**What is expected**
Return the data exactly, with all pictures removed.

....

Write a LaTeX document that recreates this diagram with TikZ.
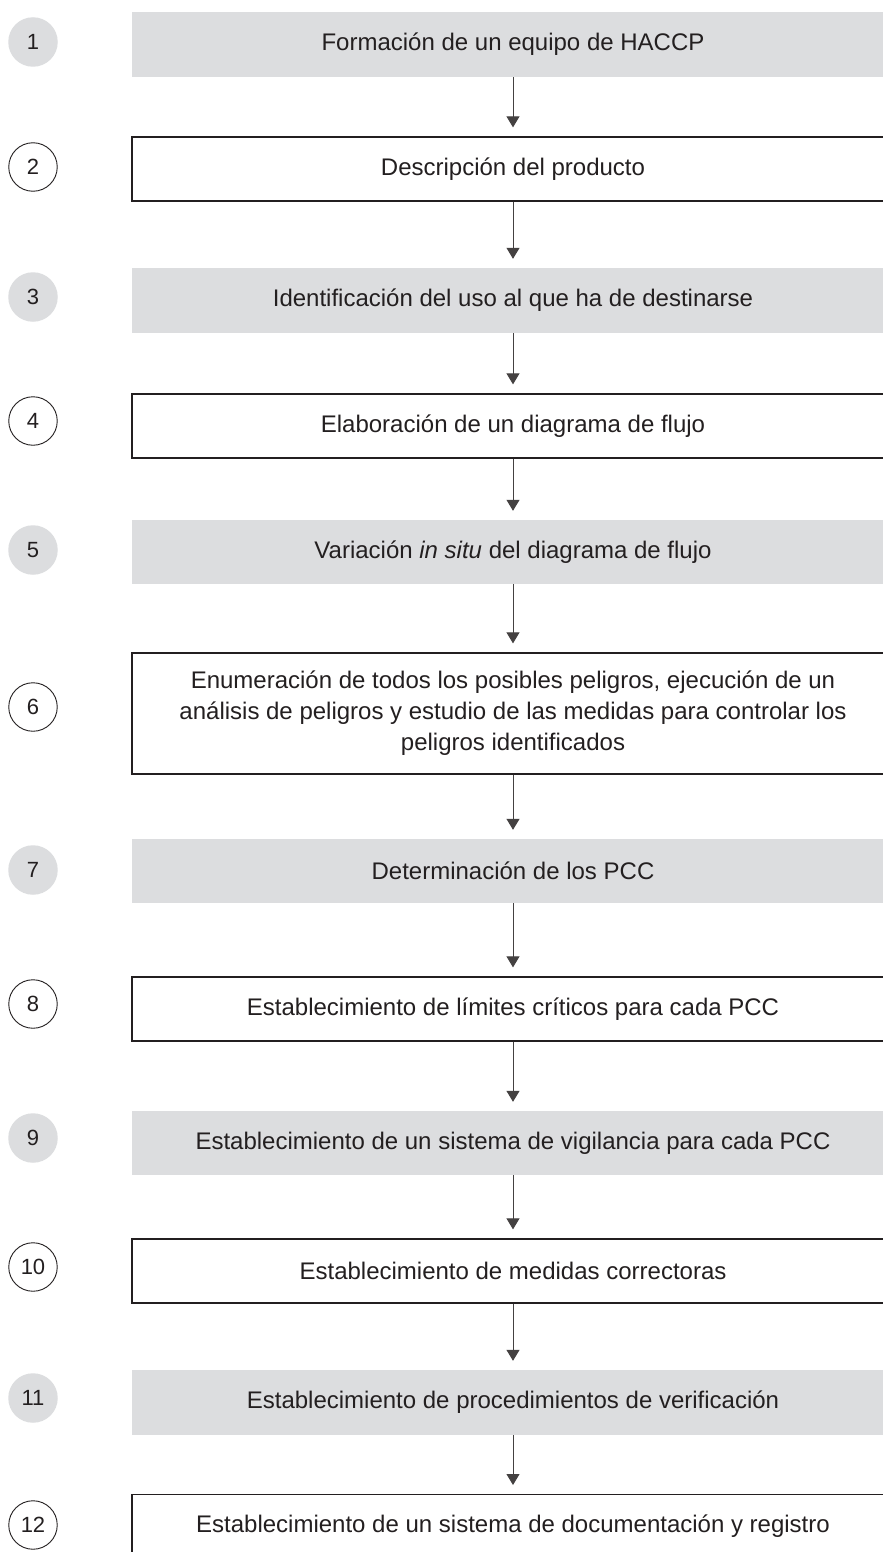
\documentclass[tikz,border=0pt]{standalone}
\usepackage{fontspec}
\setmainfont{Liberation Sans}
\usetikzlibrary{arrows.meta}
\definecolor{boxgrey}{HTML}{DCDDDF}
\definecolor{ink}{HTML}{231F20}
\tikzset{
  greybox/.style={rectangle, fill=boxgrey, draw=none, minimum width=762pt, inner sep=0pt, text=ink, font=\fontsize{24}{31}\selectfont, align=center},
  whitebox/.style={rectangle, fill=white, draw=ink, line width=1.3pt, minimum width=762pt, inner sep=0pt, text=ink, font=\fontsize{24}{31}\selectfont, align=center},
  greynum/.style={circle, fill=boxgrey, draw=none, minimum size=49.5pt, inner sep=0pt, text=ink, font=\fontsize{22}{22}\selectfont},
  whitenum/.style={circle, fill=white, draw=ink, line width=0.9pt, minimum size=48.5pt, inner sep=0pt, text=ink, font=\fontsize{22}{22}\selectfont},
  flowarrow/.style={draw=ink!85, line width=1pt, -{Triangle[length=11pt,width=13pt]}}
}
\begin{document}
\begin{tikzpicture}[x=1pt,y=-1pt]
\useasboundingbox (0,0) rectangle (883,1552);
\clip (0,0) rectangle (883,1552);
\fill[white] (0,0) rectangle (883,1552);
% boxes
\node[greybox, minimum height=65pt] (b1) at (513,44.5) {Formación de un equipo de HACCP};
\node[whitebox, minimum height=64pt] (b2) at (513,169) {Descripción del producto};
\node[greybox, minimum height=65pt] (b3) at (513,300.5) {Identificación del uso al que ha de destinarse};
\node[whitebox, minimum height=64pt] (b4) at (513,426) {Elaboración de un diagrama de flujo};
\node[greybox, minimum height=64pt] (b5) at (513,552) {Variación \textit{in situ} del diagrama de flujo};
\node[whitebox, minimum height=121pt] (b6) at (513,713.5) {Enumeración de todos los posibles peligros, ejecución de un\\análisis de peligros y estudio de las medidas para controlar los\\peligros identificados};
\node[greybox, minimum height=64pt] (b7) at (513,871) {Determinación de los PCC};
\node[whitebox, minimum height=64pt] (b8) at (513,1009) {Establecimiento de límites críticos para cada PCC};
\node[greybox, minimum height=64pt] (b9) at (513,1143) {Establecimiento de un sistema de vigilancia para cada PCC};
\node[whitebox, minimum height=64pt] (b10) at (513,1271) {Establecimiento de medidas correctoras};
\node[greybox, minimum height=65pt] (b11) at (513,1402.5) {Establecimiento de procedimientos de verificación};
\node[whitebox, minimum height=64pt, anchor=north] (b12) at (513,1494) {};
\node[text=ink, font=\fontsize{24}{31}\selectfont] (t12) at (513,1526) {Establecimiento de un sistema de documentación y registro};
% numbers
\node[greynum] (n1) at (33,42) {1};
\node[whitenum] (n2) at (33,167) {2};
\node[greynum] (n3) at (33,297) {3};
\node[whitenum] (n4) at (33,421) {4};
\node[greynum] (n5) at (33,550) {5};
\node[whitenum] (n6) at (33,707) {6};
\node[greynum] (n7) at (33,870) {7};
\node[whitenum] (n8) at (33,1004) {8};
\node[greynum] (n9) at (33,1138) {9};
\node[whitenum] (n10) at (33,1267) {10};
\node[greynum] (n11) at (33,1398) {11};
\node[whitenum] (n12) at (33,1525) {12};
% arrows
\foreach \a/\b in {1/2,2/3,3/4,4/5,5/6,6/7,7/8,8/9,9/10,10/11,11/12}{
  \coordinate (e\b) at ([yshift=9pt]b\b.north);
  \draw[flowarrow] (b\a.south) -- (e\b);
}
\end{tikzpicture}
\end{document}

....

**Result for this task**
Write a LaTeX document that recreates this diagram with TikZ.
\documentclass[tikz,border=0pt]{standalone}
\usepackage{fontspec}
\setmainfont{Liberation Sans}
\usetikzlibrary{arrows.meta}
\definecolor{boxgrey}{HTML}{DCDDDF}
\definecolor{ink}{HTML}{231F20}
\tikzset{
  greybox/.style={rectangle, fill=boxgrey, draw=none, minimum width=762pt, inner sep=0pt, text=ink, font=\fontsize{24}{31}\selectfont, align=center},
  whitebox/.style={rectangle, fill=white, draw=ink, line width=1.3pt, minimum width=762pt, inner sep=0pt, text=ink, font=\fontsize{24}{31}\selectfont, align=center},
  greynum/.style={circle, fill=boxgrey, draw=none, minimum size=49.5pt, inner sep=0pt, text=ink, font=\fontsize{22}{22}\selectfont},
  whitenum/.style={circle, fill=white, draw=ink, line width=0.9pt, minimum size=48.5pt, inner sep=0pt, text=ink, font=\fontsize{22}{22}\selectfont},
  flowarrow/.style={draw=ink!85, line width=1pt, -{Triangle[length=11pt,width=13pt]}}
}
\begin{document}
\begin{tikzpicture}[x=1pt,y=-1pt]
\useasboundingbox (0,0) rectangle (883,1552);
\clip (0,0) rectangle (883,1552);
\fill[white] (0,0) rectangle (883,1552);
% boxes
\node[greybox, minimum height=65pt] (b1) at (513,44.5) {Formación de un equipo de HACCP};
\node[whitebox, minimum height=64pt] (b2) at (513,169) {Descripción del producto};
\node[greybox, minimum height=65pt] (b3) at (513,300.5) {Identificación del uso al que ha de destinarse};
\node[whitebox, minimum height=64pt] (b4) at (513,426) {Elaboración de un diagrama de flujo};
\node[greybox, minimum height=64pt] (b5) at (513,552) {Variación \textit{in situ} del diagrama de flujo};
\node[whitebox, minimum height=121pt] (b6) at (513,713.5) {Enumeración de todos los posibles peligros, ejecución de un\\análisis de peligros y estudio de las medidas para controlar los\\peligros identificados};
\node[greybox, minimum height=64pt] (b7) at (513,871) {Determinación de los PCC};
\node[whitebox, minimum height=64pt] (b8) at (513,1009) {Establecimiento de límites críticos para cada PCC};
\node[greybox, minimum height=64pt] (b9) at (513,1143) {Establecimiento de un sistema de vigilancia para cada PCC};
\node[whitebox, minimum height=64pt] (b10) at (513,1271) {Establecimiento de medidas correctoras};
\node[greybox, minimum height=65pt] (b11) at (513,1402.5) {Establecimiento de procedimientos de verificación};
\node[whitebox, minimum height=64pt, anchor=north] (b12) at (513,1494) {};
\node[text=ink, font=\fontsize{24}{31}\selectfont] (t12) at (513,1526) {Establecimiento de un sistema de documentación y registro};
% numbers
\node[greynum] (n1) at (33,42) {1};
\node[whitenum] (n2) at (33,167) {2};
\node[greynum] (n3) at (33,297) {3};
\node[whitenum] (n4) at (33,421) {4};
\node[greynum] (n5) at (33,550) {5};
\node[whitenum] (n6) at (33,707) {6};
\node[greynum] (n7) at (33,870) {7};
\node[whitenum] (n8) at (33,1004) {8};
\node[greynum] (n9) at (33,1138) {9};
\node[whitenum] (n10) at (33,1267) {10};
\node[greynum] (n11) at (33,1398) {11};
\node[whitenum] (n12) at (33,1525) {12};
% arrows
\foreach \a/\b in {1/2,2/3,3/4,4/5,5/6,6/7,7/8,8/9,9/10,10/11,11/12}{
  \coordinate (e\b) at ([yshift=9pt]b\b.north);
  \draw[flowarrow] (b\a.south) -- (e\b);
}
\end{tikzpicture}
\end{document}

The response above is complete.